# [WRITTEN EXERCISE]
In the entries, find all lines that hold the word "this" and copy them.

# [DATA SUPPLIED]
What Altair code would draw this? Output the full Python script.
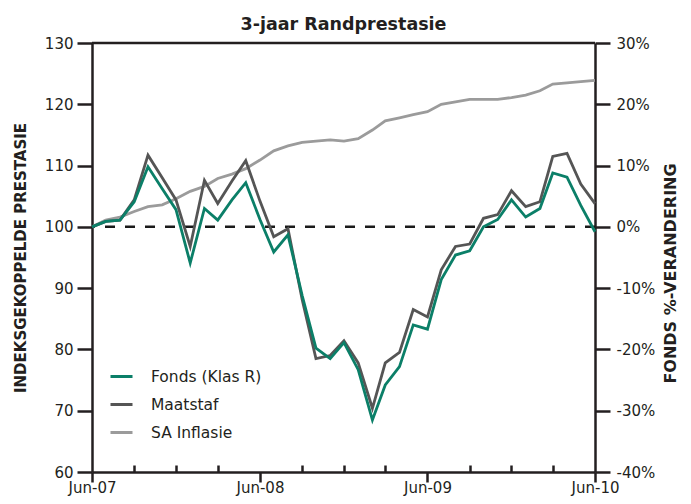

---

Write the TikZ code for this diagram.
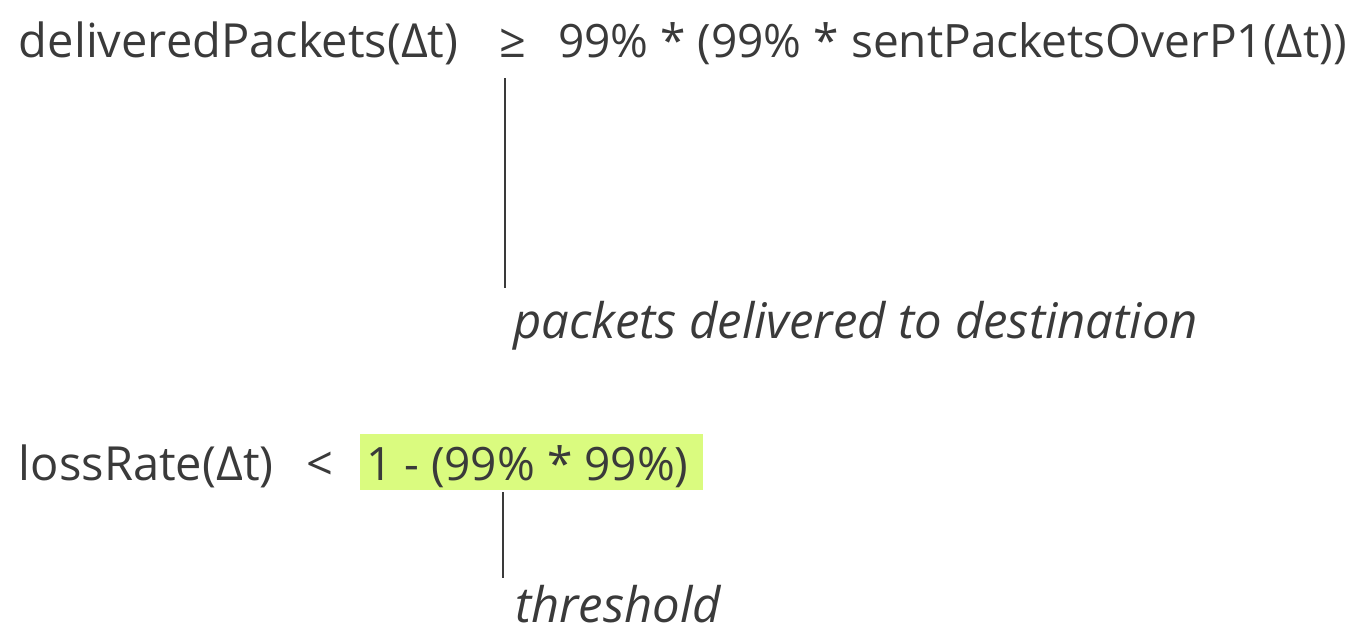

...

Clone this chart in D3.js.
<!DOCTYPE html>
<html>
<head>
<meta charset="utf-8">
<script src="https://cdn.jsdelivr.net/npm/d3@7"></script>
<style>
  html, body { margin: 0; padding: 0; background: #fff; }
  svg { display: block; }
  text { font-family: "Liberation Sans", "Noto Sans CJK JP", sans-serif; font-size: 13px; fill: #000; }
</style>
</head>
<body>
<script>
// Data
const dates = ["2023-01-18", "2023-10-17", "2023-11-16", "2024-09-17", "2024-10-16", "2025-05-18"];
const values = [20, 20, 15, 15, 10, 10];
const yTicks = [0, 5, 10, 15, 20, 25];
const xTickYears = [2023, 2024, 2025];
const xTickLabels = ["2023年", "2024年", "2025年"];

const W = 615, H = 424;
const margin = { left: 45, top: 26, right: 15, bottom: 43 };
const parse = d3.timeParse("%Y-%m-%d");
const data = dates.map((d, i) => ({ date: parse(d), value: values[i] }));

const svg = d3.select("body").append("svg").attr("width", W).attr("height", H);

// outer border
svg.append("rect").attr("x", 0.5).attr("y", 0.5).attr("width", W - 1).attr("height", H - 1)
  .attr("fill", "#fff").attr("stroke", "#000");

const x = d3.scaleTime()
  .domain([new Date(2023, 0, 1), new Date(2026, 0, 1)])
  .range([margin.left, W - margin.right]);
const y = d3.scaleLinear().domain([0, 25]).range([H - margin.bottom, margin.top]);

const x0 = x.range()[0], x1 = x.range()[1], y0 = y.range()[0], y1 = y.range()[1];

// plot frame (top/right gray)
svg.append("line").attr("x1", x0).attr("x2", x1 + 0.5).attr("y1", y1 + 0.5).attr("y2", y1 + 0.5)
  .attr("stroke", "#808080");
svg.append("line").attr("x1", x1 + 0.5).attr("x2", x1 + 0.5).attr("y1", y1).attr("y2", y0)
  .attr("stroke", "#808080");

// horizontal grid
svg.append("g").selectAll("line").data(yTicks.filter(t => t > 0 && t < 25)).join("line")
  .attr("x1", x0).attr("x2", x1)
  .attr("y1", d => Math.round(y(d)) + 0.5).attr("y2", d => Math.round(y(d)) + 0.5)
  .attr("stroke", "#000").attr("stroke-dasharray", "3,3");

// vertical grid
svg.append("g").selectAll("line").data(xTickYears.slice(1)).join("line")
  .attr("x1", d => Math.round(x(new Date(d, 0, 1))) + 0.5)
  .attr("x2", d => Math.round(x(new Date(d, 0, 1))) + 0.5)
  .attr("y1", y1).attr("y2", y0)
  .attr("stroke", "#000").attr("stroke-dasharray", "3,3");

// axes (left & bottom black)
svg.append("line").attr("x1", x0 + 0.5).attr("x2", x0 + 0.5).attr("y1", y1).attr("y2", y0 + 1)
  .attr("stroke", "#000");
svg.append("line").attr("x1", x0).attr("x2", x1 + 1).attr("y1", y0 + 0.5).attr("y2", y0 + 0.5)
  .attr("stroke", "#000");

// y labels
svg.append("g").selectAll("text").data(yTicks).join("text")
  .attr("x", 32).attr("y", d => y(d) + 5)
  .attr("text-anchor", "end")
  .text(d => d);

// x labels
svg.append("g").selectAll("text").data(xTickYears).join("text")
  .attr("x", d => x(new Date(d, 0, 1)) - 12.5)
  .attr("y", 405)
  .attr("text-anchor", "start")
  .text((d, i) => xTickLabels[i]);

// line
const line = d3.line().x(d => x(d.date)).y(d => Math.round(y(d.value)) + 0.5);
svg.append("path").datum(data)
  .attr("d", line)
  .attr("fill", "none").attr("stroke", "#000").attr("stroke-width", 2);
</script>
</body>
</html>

# [TASK SOLUTION]
What Altair code would draw this? Output the full Python script.
Write the TikZ code for this diagram.
Clone this chart in D3.js.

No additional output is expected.